- **DATA LINES**:
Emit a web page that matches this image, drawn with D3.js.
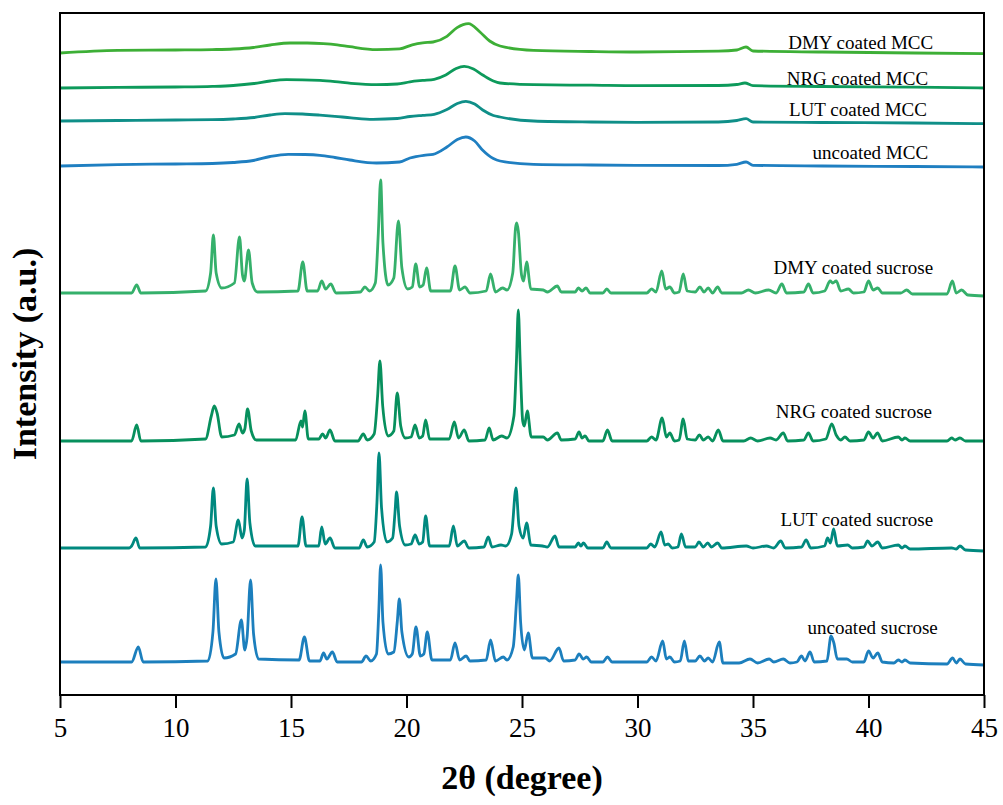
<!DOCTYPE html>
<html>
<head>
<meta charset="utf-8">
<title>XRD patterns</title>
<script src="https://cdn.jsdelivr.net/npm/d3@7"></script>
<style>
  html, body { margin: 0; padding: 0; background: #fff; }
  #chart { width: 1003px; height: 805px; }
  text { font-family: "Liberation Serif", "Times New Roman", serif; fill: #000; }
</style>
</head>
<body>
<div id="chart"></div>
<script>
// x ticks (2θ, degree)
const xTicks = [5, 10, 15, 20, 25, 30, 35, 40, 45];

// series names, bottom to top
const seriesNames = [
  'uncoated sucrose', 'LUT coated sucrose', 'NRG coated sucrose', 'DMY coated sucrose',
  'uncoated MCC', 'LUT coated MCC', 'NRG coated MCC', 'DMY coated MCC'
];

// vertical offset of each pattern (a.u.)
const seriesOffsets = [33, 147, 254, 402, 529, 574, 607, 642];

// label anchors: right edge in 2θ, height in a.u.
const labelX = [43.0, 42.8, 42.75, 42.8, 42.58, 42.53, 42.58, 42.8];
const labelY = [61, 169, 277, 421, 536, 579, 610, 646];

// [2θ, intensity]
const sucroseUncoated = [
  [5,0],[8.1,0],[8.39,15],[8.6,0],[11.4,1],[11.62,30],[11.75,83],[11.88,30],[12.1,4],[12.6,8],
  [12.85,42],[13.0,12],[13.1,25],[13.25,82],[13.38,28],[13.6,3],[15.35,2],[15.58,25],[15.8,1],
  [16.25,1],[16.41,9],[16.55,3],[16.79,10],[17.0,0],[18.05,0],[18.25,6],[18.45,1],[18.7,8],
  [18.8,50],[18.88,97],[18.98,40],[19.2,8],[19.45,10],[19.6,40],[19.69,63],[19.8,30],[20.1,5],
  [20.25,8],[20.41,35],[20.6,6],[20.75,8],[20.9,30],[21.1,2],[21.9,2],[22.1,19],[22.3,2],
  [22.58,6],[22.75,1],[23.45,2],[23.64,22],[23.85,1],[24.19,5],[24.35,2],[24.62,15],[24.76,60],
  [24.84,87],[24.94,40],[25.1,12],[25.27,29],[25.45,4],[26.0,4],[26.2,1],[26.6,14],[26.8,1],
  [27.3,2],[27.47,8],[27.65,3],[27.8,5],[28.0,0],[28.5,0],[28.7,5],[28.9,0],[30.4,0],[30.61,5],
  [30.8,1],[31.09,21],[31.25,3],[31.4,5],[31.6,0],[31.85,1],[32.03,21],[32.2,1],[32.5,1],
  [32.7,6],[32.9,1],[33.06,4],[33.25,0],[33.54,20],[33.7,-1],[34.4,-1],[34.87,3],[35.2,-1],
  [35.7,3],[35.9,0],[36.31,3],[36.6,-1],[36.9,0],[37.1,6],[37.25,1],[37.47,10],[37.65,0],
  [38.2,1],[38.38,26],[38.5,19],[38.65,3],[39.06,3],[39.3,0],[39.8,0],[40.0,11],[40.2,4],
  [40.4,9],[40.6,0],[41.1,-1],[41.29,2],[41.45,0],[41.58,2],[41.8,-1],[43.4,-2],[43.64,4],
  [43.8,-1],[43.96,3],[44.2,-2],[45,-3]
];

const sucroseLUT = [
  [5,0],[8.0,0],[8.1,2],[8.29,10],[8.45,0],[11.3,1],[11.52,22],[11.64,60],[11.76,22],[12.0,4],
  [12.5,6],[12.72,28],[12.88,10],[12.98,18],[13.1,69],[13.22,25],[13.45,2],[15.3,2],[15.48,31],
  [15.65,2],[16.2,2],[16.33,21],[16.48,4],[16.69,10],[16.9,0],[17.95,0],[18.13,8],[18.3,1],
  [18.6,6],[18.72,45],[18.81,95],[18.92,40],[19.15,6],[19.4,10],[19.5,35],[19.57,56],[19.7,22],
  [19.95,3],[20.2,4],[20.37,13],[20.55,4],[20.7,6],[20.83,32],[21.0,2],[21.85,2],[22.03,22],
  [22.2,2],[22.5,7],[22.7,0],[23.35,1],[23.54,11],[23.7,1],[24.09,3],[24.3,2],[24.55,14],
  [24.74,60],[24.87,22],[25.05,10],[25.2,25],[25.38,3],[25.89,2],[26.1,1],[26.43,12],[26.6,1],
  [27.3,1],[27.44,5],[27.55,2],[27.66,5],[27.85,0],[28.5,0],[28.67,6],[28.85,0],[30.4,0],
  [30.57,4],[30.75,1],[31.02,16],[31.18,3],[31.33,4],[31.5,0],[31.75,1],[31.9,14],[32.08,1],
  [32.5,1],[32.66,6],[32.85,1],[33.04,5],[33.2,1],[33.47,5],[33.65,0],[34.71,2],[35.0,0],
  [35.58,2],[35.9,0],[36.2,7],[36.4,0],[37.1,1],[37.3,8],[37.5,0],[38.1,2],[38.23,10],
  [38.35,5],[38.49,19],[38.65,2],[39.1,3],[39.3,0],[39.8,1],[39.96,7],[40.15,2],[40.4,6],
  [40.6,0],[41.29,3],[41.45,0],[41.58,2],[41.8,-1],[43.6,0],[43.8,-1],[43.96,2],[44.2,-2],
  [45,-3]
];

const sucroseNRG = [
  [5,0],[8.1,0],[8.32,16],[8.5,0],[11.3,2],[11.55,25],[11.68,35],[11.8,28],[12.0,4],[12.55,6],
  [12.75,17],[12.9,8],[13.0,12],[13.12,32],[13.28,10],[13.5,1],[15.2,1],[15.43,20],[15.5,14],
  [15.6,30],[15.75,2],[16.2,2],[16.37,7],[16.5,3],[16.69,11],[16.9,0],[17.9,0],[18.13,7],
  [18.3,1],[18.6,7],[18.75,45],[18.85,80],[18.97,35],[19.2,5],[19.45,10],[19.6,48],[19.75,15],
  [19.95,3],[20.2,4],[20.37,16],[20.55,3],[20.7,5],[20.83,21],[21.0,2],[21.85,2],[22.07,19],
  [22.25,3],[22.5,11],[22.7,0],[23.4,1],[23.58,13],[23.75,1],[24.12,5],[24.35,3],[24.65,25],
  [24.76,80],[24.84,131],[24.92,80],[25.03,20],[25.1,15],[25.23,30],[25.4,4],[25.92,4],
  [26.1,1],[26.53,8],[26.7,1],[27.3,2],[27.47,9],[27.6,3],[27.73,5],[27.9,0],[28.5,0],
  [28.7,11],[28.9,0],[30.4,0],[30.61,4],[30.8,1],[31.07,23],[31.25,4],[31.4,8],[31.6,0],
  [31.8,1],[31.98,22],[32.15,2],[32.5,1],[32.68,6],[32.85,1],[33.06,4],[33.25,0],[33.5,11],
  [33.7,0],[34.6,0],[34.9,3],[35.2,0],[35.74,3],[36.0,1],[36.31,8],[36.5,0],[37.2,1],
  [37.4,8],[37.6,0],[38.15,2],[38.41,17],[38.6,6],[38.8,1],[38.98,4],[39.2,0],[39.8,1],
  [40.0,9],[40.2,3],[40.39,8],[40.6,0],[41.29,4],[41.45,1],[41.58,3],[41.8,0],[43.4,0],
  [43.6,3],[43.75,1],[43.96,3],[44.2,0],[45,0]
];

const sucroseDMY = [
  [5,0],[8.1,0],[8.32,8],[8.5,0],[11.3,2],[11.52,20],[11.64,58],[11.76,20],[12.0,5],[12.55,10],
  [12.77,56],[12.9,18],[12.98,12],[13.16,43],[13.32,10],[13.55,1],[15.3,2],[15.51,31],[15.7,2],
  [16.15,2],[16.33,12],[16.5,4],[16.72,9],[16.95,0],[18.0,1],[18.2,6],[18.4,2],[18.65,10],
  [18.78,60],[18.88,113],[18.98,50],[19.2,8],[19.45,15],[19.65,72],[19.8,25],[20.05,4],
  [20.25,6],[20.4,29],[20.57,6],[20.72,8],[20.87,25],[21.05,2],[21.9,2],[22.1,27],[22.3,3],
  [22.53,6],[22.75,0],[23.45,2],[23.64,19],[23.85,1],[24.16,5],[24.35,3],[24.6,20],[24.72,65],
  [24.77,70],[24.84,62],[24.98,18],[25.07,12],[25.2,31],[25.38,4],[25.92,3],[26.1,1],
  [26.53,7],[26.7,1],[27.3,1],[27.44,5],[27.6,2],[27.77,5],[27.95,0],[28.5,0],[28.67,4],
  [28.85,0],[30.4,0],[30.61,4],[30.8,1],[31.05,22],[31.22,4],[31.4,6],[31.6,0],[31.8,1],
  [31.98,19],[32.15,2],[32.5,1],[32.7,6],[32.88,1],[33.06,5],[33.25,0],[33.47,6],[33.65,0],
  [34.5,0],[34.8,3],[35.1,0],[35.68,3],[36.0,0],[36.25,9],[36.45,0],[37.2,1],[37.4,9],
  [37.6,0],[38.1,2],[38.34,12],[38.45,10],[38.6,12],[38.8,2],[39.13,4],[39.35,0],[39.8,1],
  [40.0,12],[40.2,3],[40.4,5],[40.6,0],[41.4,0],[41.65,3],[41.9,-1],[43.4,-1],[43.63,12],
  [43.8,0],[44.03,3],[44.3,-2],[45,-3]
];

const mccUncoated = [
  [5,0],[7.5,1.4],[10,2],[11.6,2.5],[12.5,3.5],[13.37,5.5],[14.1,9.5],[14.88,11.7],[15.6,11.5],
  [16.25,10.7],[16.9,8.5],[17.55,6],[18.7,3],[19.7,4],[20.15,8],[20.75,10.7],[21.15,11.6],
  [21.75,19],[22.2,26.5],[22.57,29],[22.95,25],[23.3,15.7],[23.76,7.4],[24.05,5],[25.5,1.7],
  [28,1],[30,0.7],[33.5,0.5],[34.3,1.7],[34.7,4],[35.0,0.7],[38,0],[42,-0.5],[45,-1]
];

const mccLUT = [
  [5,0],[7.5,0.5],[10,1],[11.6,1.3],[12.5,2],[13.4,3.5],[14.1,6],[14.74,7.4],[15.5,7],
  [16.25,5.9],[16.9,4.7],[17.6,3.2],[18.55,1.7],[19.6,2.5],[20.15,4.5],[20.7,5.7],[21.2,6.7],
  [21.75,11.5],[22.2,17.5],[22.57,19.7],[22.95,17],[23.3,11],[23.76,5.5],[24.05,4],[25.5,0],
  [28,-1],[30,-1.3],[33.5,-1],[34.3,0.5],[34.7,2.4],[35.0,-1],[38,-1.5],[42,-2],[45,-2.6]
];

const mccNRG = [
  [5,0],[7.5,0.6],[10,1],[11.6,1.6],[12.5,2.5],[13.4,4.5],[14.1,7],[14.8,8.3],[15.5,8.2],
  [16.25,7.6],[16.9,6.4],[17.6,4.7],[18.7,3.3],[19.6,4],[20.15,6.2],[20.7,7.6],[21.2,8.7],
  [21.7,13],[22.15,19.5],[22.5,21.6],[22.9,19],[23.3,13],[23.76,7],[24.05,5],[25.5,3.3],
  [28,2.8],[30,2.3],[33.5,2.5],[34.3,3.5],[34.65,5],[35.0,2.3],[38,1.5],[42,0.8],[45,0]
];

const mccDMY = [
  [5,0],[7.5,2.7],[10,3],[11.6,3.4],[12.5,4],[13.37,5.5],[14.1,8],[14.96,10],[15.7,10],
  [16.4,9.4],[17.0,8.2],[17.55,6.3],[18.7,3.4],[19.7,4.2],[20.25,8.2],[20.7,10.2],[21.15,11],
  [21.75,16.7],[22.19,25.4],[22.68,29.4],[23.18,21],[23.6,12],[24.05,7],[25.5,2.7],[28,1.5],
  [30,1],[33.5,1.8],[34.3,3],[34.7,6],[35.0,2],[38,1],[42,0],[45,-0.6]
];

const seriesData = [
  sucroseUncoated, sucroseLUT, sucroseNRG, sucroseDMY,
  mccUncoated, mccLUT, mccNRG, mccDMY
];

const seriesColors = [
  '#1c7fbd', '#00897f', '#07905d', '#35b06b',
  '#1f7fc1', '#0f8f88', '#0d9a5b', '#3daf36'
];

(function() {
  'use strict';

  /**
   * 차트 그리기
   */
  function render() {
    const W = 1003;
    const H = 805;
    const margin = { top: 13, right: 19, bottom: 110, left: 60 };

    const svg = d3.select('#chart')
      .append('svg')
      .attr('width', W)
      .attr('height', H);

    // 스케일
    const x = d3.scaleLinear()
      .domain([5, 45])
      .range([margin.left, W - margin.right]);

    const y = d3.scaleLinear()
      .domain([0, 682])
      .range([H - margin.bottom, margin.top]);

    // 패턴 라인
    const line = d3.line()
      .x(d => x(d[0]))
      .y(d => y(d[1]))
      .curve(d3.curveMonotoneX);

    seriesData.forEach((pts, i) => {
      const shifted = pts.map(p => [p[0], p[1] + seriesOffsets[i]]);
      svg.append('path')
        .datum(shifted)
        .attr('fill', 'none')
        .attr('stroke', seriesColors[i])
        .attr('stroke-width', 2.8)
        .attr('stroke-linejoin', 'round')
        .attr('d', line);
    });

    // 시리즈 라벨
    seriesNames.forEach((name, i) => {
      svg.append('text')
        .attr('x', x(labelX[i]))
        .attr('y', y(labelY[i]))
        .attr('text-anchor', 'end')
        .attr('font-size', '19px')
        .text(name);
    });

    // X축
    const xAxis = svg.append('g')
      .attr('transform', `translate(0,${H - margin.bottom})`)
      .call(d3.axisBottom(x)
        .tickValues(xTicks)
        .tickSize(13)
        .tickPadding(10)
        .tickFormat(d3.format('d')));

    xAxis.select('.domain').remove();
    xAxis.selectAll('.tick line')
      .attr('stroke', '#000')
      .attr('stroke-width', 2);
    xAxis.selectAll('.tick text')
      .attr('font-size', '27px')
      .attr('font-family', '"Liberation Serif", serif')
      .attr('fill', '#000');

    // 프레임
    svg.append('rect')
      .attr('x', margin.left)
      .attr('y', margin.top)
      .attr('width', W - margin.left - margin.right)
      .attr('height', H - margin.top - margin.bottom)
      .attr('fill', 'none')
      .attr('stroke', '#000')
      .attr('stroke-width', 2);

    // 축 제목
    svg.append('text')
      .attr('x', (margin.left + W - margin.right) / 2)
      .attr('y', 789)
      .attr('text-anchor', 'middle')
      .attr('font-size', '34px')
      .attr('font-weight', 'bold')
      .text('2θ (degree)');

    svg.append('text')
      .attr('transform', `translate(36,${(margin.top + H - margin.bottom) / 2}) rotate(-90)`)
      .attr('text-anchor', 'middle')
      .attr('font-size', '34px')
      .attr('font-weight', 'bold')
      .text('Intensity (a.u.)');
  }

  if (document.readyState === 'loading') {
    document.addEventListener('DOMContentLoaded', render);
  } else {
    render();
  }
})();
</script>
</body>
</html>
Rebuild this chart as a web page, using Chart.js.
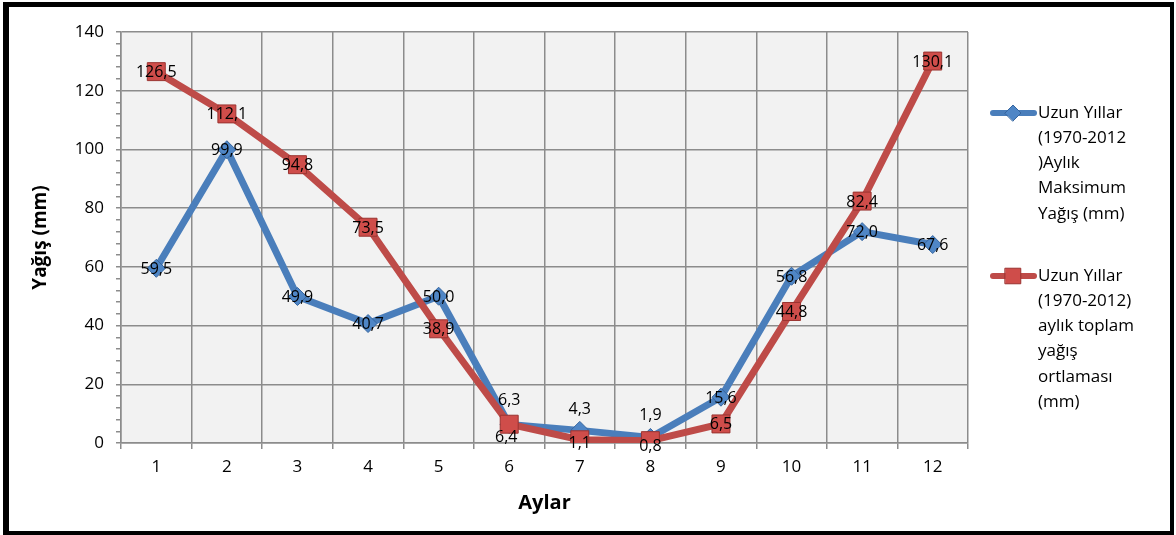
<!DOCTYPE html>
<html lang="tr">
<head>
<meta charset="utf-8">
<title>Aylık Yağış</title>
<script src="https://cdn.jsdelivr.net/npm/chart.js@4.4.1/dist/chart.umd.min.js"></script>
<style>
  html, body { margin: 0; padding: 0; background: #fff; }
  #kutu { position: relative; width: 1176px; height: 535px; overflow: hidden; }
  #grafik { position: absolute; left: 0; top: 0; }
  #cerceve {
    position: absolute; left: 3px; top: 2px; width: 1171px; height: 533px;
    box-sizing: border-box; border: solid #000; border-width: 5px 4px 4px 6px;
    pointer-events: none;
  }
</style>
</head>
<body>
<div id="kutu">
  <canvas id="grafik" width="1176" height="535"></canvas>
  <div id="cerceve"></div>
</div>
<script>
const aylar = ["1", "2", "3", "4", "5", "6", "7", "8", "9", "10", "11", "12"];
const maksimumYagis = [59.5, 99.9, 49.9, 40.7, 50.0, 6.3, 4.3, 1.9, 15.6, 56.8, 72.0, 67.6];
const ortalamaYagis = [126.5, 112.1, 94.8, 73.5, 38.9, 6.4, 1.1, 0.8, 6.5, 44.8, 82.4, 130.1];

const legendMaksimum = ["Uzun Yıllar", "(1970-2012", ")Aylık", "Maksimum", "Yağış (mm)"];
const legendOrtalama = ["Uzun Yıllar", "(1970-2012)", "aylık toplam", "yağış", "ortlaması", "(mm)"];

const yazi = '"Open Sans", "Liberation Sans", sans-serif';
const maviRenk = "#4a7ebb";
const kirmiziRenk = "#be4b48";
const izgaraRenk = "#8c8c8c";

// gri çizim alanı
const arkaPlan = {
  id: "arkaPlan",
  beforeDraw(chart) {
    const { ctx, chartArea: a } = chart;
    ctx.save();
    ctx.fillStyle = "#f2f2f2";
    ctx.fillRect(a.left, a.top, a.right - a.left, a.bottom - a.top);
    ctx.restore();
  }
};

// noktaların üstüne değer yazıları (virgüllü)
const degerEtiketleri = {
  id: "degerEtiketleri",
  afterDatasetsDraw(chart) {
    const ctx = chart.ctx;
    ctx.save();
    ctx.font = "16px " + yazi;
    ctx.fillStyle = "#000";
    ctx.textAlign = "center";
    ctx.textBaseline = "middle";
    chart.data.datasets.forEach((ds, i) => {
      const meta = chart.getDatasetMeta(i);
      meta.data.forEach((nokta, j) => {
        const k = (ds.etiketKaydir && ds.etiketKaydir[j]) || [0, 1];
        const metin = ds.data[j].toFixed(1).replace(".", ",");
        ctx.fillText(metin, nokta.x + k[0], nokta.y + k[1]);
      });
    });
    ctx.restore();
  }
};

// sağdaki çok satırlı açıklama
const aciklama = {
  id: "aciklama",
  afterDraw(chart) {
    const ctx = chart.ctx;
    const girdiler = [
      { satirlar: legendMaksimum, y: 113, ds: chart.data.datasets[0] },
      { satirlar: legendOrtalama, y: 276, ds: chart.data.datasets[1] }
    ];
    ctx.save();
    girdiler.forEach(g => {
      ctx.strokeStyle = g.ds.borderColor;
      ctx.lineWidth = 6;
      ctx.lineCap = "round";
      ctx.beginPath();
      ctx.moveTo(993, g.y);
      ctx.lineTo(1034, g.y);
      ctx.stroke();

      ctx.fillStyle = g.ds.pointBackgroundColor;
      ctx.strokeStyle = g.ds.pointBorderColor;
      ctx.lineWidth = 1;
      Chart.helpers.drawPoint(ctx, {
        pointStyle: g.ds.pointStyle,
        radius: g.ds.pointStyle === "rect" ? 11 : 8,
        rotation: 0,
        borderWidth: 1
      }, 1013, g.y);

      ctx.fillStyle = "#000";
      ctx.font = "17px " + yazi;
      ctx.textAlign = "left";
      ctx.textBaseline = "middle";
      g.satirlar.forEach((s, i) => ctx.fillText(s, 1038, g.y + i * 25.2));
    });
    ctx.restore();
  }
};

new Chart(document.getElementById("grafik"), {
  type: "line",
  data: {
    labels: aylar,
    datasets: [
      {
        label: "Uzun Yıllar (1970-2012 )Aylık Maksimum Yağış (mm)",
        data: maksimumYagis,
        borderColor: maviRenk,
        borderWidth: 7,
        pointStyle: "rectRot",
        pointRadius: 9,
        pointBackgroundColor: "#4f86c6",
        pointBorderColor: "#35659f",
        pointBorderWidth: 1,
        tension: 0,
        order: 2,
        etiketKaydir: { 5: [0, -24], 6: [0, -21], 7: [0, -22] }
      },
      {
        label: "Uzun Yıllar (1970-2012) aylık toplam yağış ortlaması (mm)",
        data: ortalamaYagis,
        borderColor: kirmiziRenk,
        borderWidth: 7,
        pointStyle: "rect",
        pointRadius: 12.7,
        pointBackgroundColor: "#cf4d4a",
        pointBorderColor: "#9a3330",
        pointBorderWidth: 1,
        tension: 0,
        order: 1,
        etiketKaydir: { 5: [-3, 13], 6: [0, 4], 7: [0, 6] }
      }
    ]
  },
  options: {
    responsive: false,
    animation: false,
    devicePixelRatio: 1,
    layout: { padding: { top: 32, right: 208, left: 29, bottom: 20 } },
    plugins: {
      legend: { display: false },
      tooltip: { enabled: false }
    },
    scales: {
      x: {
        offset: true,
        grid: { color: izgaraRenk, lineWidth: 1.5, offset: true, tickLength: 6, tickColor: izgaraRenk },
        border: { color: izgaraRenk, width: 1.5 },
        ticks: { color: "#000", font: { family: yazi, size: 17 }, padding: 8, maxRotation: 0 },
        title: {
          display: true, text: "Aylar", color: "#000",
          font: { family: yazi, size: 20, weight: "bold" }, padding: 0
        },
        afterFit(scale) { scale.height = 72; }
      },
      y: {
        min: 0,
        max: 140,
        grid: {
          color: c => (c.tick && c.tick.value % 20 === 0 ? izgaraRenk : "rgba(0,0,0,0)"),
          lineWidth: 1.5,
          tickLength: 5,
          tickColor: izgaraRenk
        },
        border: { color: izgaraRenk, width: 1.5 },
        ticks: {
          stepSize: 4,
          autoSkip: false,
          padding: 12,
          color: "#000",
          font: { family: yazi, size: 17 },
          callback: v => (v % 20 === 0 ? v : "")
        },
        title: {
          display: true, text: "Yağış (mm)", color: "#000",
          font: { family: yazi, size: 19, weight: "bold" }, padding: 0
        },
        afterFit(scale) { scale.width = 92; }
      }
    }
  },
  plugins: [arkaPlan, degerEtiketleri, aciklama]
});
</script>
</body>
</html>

- **WHAT YOU SHOULD DO**: Exactly as they stand, quote the lines beginning with the one that contains "Rebuild this chart" and ending with the one that contains "44.8, 82.4, 130.1];", with no pictures.

- **WRITTEN REPLY**:
Rebuild this chart as a web page, using Chart.js.
<!DOCTYPE html>
<html lang="tr">
<head>
<meta charset="utf-8">
<title>Aylık Yağış</title>
<script src="https://cdn.jsdelivr.net/npm/chart.js@4.4.1/dist/chart.umd.min.js"></script>
<style>
  html, body { margin: 0; padding: 0; background: #fff; }
  #kutu { position: relative; width: 1176px; height: 535px; overflow: hidden; }
  #grafik { position: absolute; left: 0; top: 0; }
  #cerceve {
    position: absolute; left: 3px; top: 2px; width: 1171px; height: 533px;
    box-sizing: border-box; border: solid #000; border-width: 5px 4px 4px 6px;
    pointer-events: none;
  }
</style>
</head>
<body>
<div id="kutu">
  <canvas id="grafik" width="1176" height="535"></canvas>
  <div id="cerceve"></div>
</div>
<script>
const aylar = ["1", "2", "3", "4", "5", "6", "7", "8", "9", "10", "11", "12"];
const maksimumYagis = [59.5, 99.9, 49.9, 40.7, 50.0, 6.3, 4.3, 1.9, 15.6, 56.8, 72.0, 67.6];
const ortalamaYagis = [126.5, 112.1, 94.8, 73.5, 38.9, 6.4, 1.1, 0.8, 6.5, 44.8, 82.4, 130.1];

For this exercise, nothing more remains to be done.